Canada is in the middle of a dramatic demographic shift and seniors are the fastest growing segment of our population. The number of seniors in Canada is expected to double over the next 20 years when one in four Canadians will be older than 65.
We must see this as an opportunity to build a better society for seniors today and tomorrow.
Canada’s seniors have shaped our country in countless ways. They have paved the path for future generations. We owe them our best efforts to prepare for the aging demographic, particularly in communities such as Victoria, which many seniors call home.
The benefits of getting it right will be felt by seniors, families and caregivers – most of whom are women – who often stretch their capacities to care for family or friends.
That’s why the Liberal government has such a strong record of supporting programs and investments in seniors, and plans for much more in the future.
For example, the Liberal government has:
- Reversed a decision imposed by the Harper regime and restored the age of eligibility for the Old Age Security and the Guaranteed Income Supplement back to 65 from 67
- Increased the Guaranteed Income Supplement top-up by up to $947 for 900,000 single seniors, making life much more affordable for many.
- Taken steps to protect Canadians, particularly seniors, from excessive drug prices. We’re modernizing outdated rules around patented drug prices for the first time in over 20 years.
- Changed GIS earnings exemptions to reduce the level of earned income used to calculate GIS and Allowance benefits, thus allowing low-income seniors to earn a specified amount of income before triggering a reduction in benefits.
- Made it easier for Canadians to take time off work to care for a sick or elderly relative through the new Canada Caregiver Credit;
- Invested $50 million is to support the implementation of Canada’s first ever National Dementia Strategy, to continue to support those living with dementia and their caregivers.
The Liberal Government recognizes that different seniors have different needs – for example, First Nation seniors. Budget 2019 commits $35 million to support First Nations seniors on reserve to maintain their independence and stay in their homes and communities and commits $8.5 million to First Nations and Inuit communities on the development of a long-term care strategy.
The Liberal government has also recognized that housing is of critical issue for seniors.
High housing prices, high living costs and a limited range of appropriate housing can limit the ability of seniors to age as they choose. I am hearing that in my conversations with seniors across our city.

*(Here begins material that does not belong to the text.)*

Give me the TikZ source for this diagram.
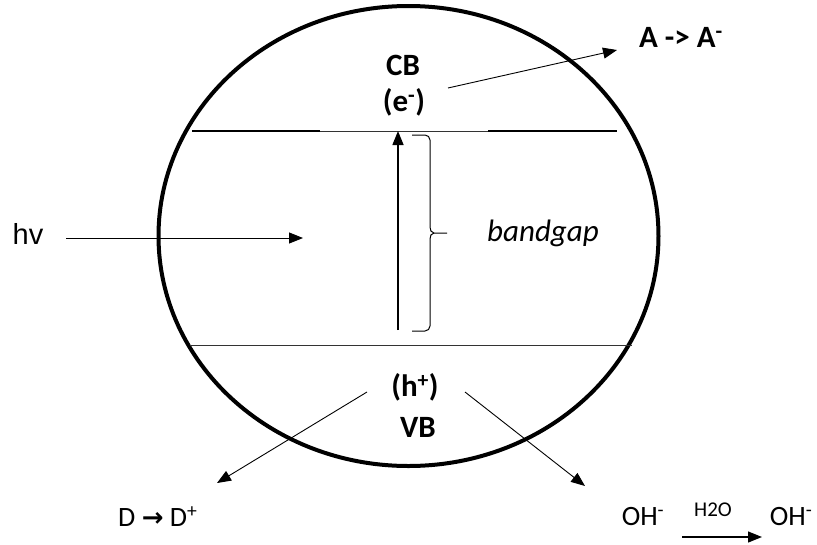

That’s one of the reasons they reversed decades of declining federal investment and involvement in Canada’s housing sector through Canada’s first ever National Housing Strategy, a 10-year, $40-billion plan to give more Canadians a place to call home. As part of this, the Liberal Government recognizes that seniors overwhelmingly prefer to live in home-like, non-medical, settings for as long as possible while still getting the supports they need and made historic investments in dedicated funding for mental health and home care services, totaling more than $11 billion over 10 years.
Now it is time to build on these successes. If re-elected, the Liberal Government will:
- Increase OAS for seniors over 75 by 10%; and,
- Increase the CPP survivor’s benefit for those who have lost their life partner by 25%, providing up to $2000 in extra income per year.
These commitments help the most vulnerable seniors, recognizing the reality that older, widowed seniors are most likely to experience poverty.
The Liberals also want to work with the provinces on the best way to achieve universal pharmacare, as one part of a national plan to strengthen medicare something the Scheer Conservatives refuse to do.
If elected, I will work with to ensure the Liberal government continues and even strengthens its efforts to support seniors. For example, I will:
- Work with local organizations to make this community as age-friendly as possible;
- Promote the specific needs of Victoria and the other Island communities with aging populations to ensure government programming is tailored to local realities;
- Work to ensure that a senior’s “lens” is applied to all existing programming (e.g. housing) to ensure that it continues to meet the particular needs of seniors; and
- Work towards continued strengthening of the legislative, policy and program framework that redirects control for seniors’ housing (and associated supports and care) to seniors themselves.
On October 21, vote for me, Nikki Macdonald, and let me bring my knowledge, experience and network to help Victoria address the challenges facing seniors.